Como o site da Jovem Pan mostrou, na última quarta-feira, 2, o plenário do Supremo retomou a análise de recurso apresentado pela Defensoria Pública contra a prisão em flagrante de Francisco Benedito de Souza, que portava 3 gramas de maconha dentro de Centro de Detenção Provisória. Na prática, o Supremo analisa a constitucionalidade do Artigo 28 da Lei das Drogas (Lei 11.343/2006). Até o momento, a Corte soma pelo menos quatro votos favoráveis a algum tipo de liberação. Para formar maioria, são necessários mais três dos sete votos futuros — cenário que aponta para a iminente decisão pró-liberação. Dos quatro ministros que já se manifestaram, três entendimentos se destacam: o primeiro foi apresentado pelo relator, ministro Gilmar Mendes, em 2015, com sinalização favorável à descriminalização de todos os tipos de drogas.

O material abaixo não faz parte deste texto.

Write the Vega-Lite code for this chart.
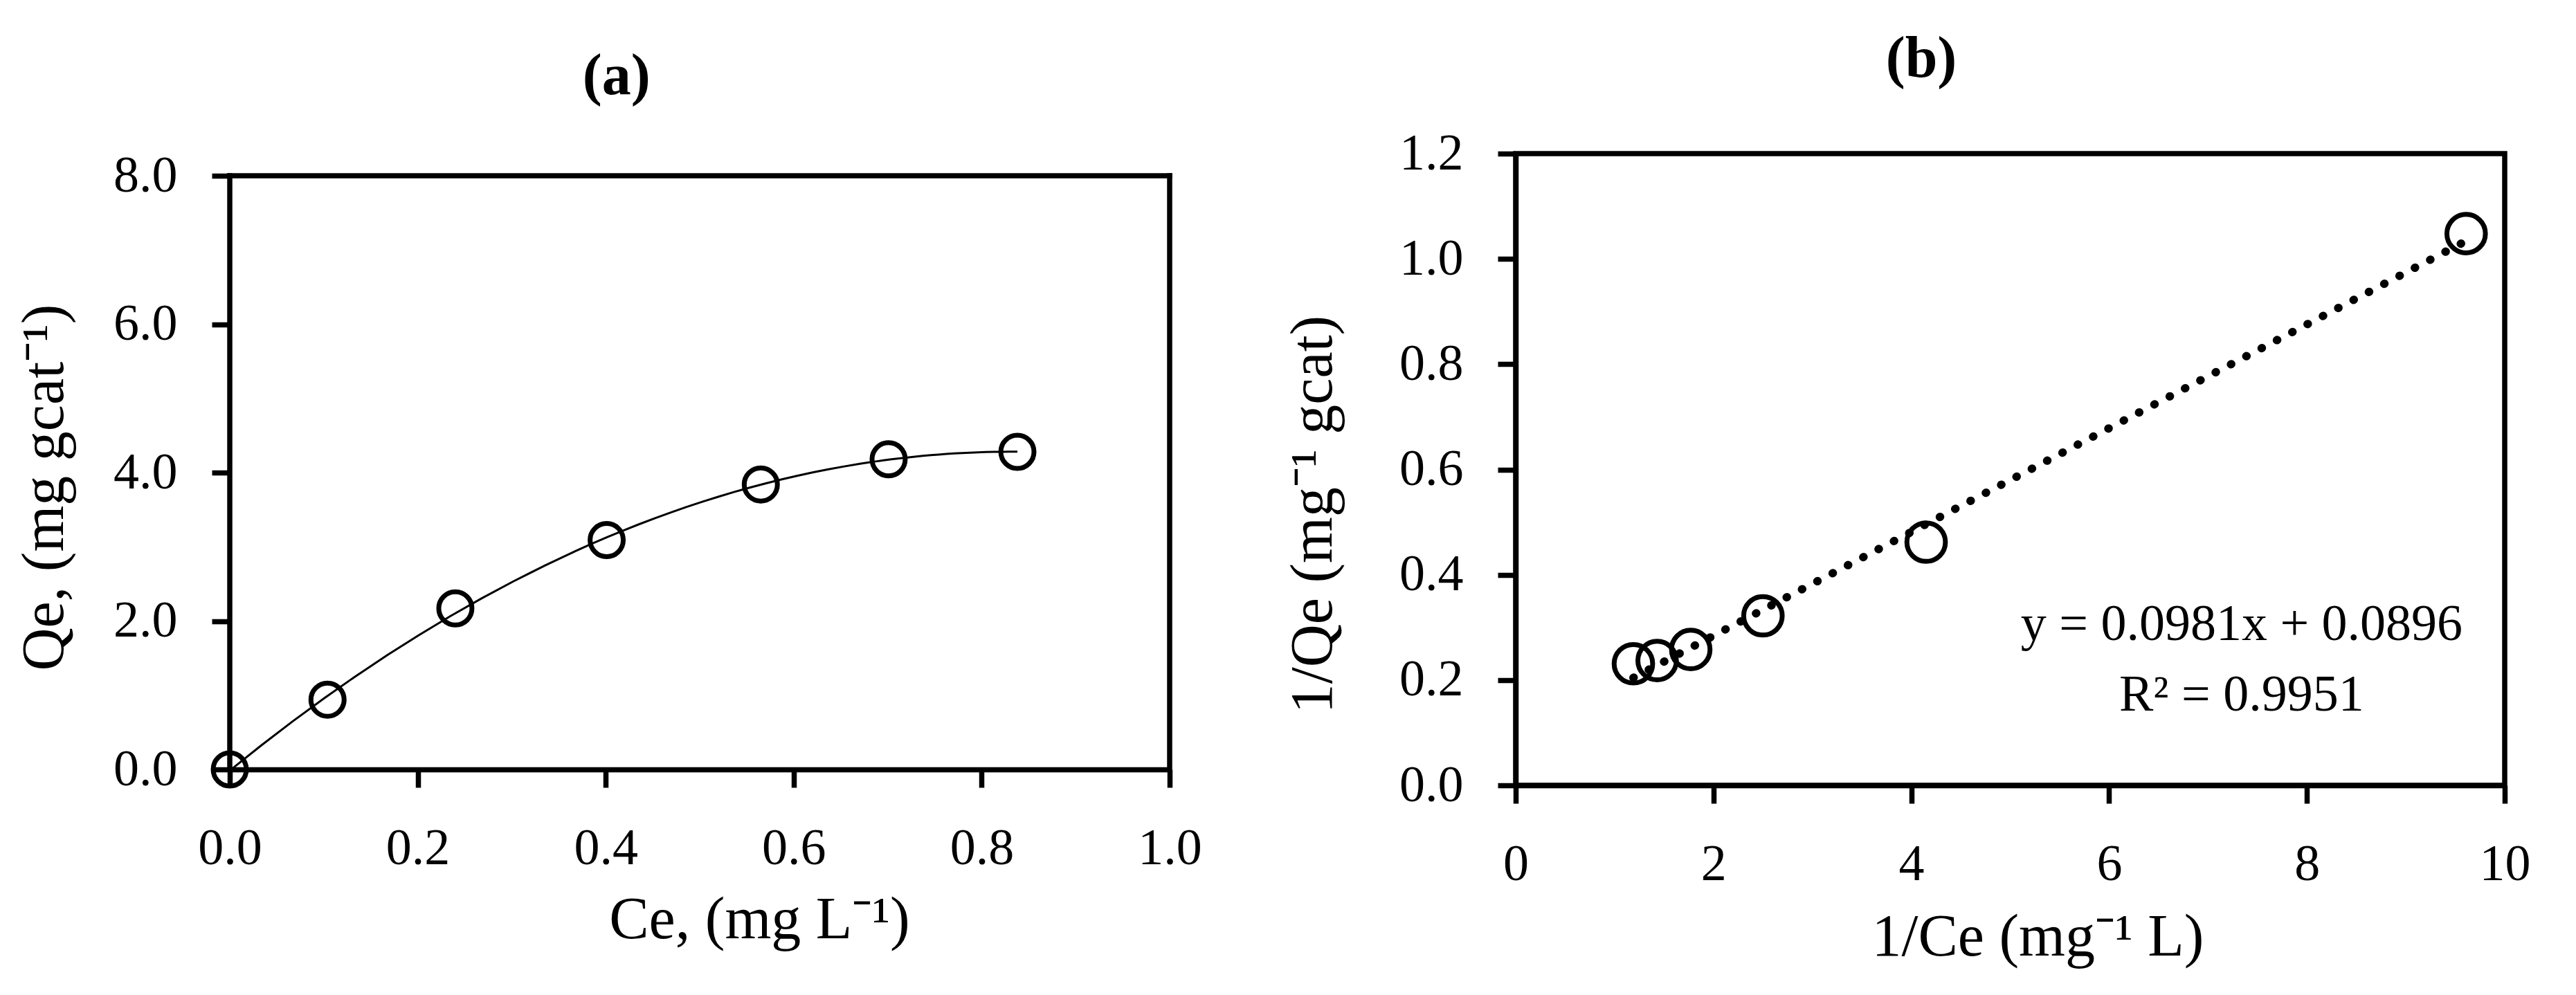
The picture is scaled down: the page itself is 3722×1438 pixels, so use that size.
{
  "$schema": "https://vega.github.io/schema/vega-lite/v6.json",
  "background": "white",
  "padding": {"left": 20, "top": 40, "right": 0, "bottom": 0},
  "columns": 2,
  "align": "none",
  "spacing": 113,
  "config": {
    "font": "Liberation Serif",
    "view": {"stroke": "black", "strokeWidth": 7.5},
    "axis": {
      "domainColor": "black", "domainWidth": 7.5,
      "tickColor": "black", "tickWidth": 7.5, "tickSize": 26,
      "grid": false,
      "labelColor": "black", "labelFont": "Liberation Serif", "labelFontSize": 74, "labelPadding": 52,
      "labelFlush": false, "labelOverlap": false,
      "titleColor": "black", "titleFont": "Liberation Serif", "titleFontSize": 86, "titleFontWeight": "normal"
    },
    "title": {"font": "Liberation Serif", "fontSize": 84, "fontWeight": "bold", "color": "black", "anchor": "middle", "frame": "bounds"}
  },
  "concat": [
    {
      "width": 1358,
      "height": 890,
      "view": {"stroke": null},
      "title": {"text": "(a)", "offset": 63, "dx": 12},
      "layer": [
        {
          "data": {"values": [
            {"Ce": 0.0, "Qe": 0.0},
            {"Ce": 0.104, "Qe": 0.94},
            {"Ce": 0.240, "Qe": 2.17},
            {"Ce": 0.401, "Qe": 3.09},
            {"Ce": 0.565, "Qe": 3.84},
            {"Ce": 0.701, "Qe": 4.18},
            {"Ce": 0.838, "Qe": 4.28}
          ]},
          "encoding": {
            "x": {"field": "Ce", "type": "quantitative", "scale": {"domain": [0, 1], "nice": false},
              "axis": {"title": "Ce, (mg L⁻¹)", "values": [0, 0.2, 0.4, 0.6, 0.8, 1.0], "format": ".1f",
                "titleX": 765, "titleY": 243, "titleBaseline": "alphabetic", "titleAlign": "center"}},
            "y": {"field": "Qe", "type": "quantitative", "scale": {"domain": [0, 8.2984], "nice": false, "zero": false},
              "axis": {"title": "Qe, (mg gcat⁻¹)", "values": [0, 2, 4, 6, 8], "format": ".1f", "labelPadding": 50, "domain": false,
                "titleX": -242, "titleY": 482, "titleAngle": -90, "titleBaseline": "alphabetic", "titleAlign": "center"}}
          },
          "layer": [
            {
              "transform": [{"regression": "Qe", "on": "Ce", "method": "poly", "order": 2}],
              "mark": {"type": "line", "color": "black", "strokeWidth": 3}
            },
            {
              "mark": {"type": "point", "shape": "circle", "filled": false, "size": 2300, "strokeWidth": 7, "color": "black", "opacity": 1}
            }
          ]
        },
        {
          "data": {"values": [{"edge": "top"}]},
          "mark": {"type": "rule", "color": "black", "strokeWidth": 7.5, "strokeCap": "square"},
          "encoding": {
            "x": {"datum": 0, "type": "quantitative"},
            "x2": {"datum": 1},
            "y": {"datum": 8, "type": "quantitative"}
          }
        },
        {
          "data": {"values": [{"edge": "left"}]},
          "mark": {"type": "rule", "color": "black", "strokeWidth": 7.5, "strokeCap": "square"},
          "encoding": {
            "x": {"datum": 0, "type": "quantitative"},
            "y": {"datum": 0, "type": "quantitative"},
            "y2": {"datum": 8}
          }
        },
        {
          "data": {"values": [{"edge": "right"}]},
          "mark": {"type": "rule", "color": "black", "strokeWidth": 7.5, "strokeCap": "square"},
          "encoding": {
            "x": {"datum": 1, "type": "quantitative"},
            "y": {"datum": 0, "type": "quantitative"},
            "y2": {"datum": 8}
          }
        }
      ]
    },
    {
      "width": 1429,
      "height": 913,
      "title": {"text": "(b)", "offset": 56, "dx": 21},
      "layer": [
        {
          "data": {"values": [
            {"inv_Ce": 1.19, "inv_Qe": 0.231},
            {"inv_Ce": 1.43, "inv_Qe": 0.237},
            {"inv_Ce": 1.77, "inv_Qe": 0.258},
            {"inv_Ce": 2.50, "inv_Qe": 0.322},
            {"inv_Ce": 4.15, "inv_Qe": 0.462},
            {"inv_Ce": 9.61, "inv_Qe": 1.048}
          ]},
          "encoding": {
            "x": {"field": "inv_Ce", "type": "quantitative", "scale": {"domain": [0, 10], "nice": false},
              "axis": {"title": "1/Ce (mg⁻¹ L)", "values": [0, 2, 4, 6, 8, 10], "format": "d",
                "titleX": 754, "titleY": 245, "titleBaseline": "alphabetic", "titleAlign": "center"}},
            "y": {"field": "inv_Qe", "type": "quantitative", "scale": {"domain": [0, 1.2], "nice": false},
              "axis": {"title": "1/Qe (mg⁻¹ gcat)", "values": [0, 0.2, 0.4, 0.6, 0.8, 1.0, 1.2], "format": ".1f", "labelPadding": 50,
                "titleX": -267, "titleY": 521, "titleAngle": -90, "titleBaseline": "alphabetic", "titleAlign": "center"}}
          },
          "layer": [
            {
              "transform": [{"regression": "inv_Qe", "on": "inv_Ce", "method": "linear"}],
              "mark": {"type": "line", "color": "black", "strokeWidth": 12, "strokeCap": "round", "strokeDash": [0.5, 24.5]}
            },
            {
              "mark": {"type": "point", "shape": "circle", "filled": false, "size": 3100, "strokeWidth": 7, "color": "black", "opacity": 1}
            }
          ]
        },
        {
          "data": {"values": [{"label": "y = 0.0981x + 0.0896"}]},
          "mark": {"type": "text", "fontSize": 74, "font": "Liberation Serif", "color": "black", "align": "center", "baseline": "alphabetic"},
          "encoding": {
            "x": {"datum": 7.34, "type": "quantitative"},
            "y": {"datum": 0.276, "type": "quantitative"},
            "text": {"field": "label", "type": "nominal"}
          }
        },
        {
          "data": {"values": [{"label": "R² = 0.9951"}]},
          "mark": {"type": "text", "fontSize": 74, "font": "Liberation Serif", "color": "black", "align": "center", "baseline": "alphabetic"},
          "encoding": {
            "x": {"datum": 7.34, "type": "quantitative"},
            "y": {"datum": 0.142, "type": "quantitative"},
            "text": {"field": "label", "type": "nominal"}
          }
        }
      ]
    }
  ]
}
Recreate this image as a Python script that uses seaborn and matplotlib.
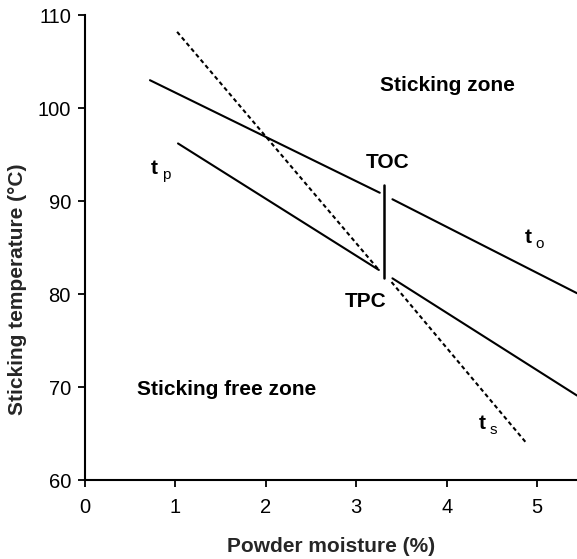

Abrindo divergência, ainda naquele ano, o ministro Luis Roberto Barroso se posicionou favorável à liberação do porte exclusiva para usuários de maconha, defendendo o estabelecimento de um critério para diferenciar consumo de tráfico. Com isso, ele propôs a descriminalização do porte de até 25 gramas ou a plantação de até seis plantas fêmeas. Por sua vez, o ministro Edson Fachin considera a regra inconstitucional exclusivamente em relação à maconha, mas entende que os parâmetros para diferenciar traficantes de usuários devem ser fixados pelo Congresso Nacional. Já o ministro Alexandre de Moraes, o primeiro a votar após a retomada do julgamento, também propôs a fixação de um critério nacional, exclusivamente em relação à maconha, sendo de 25 a 60 gramas ou seis plantas cannabis fêmeas.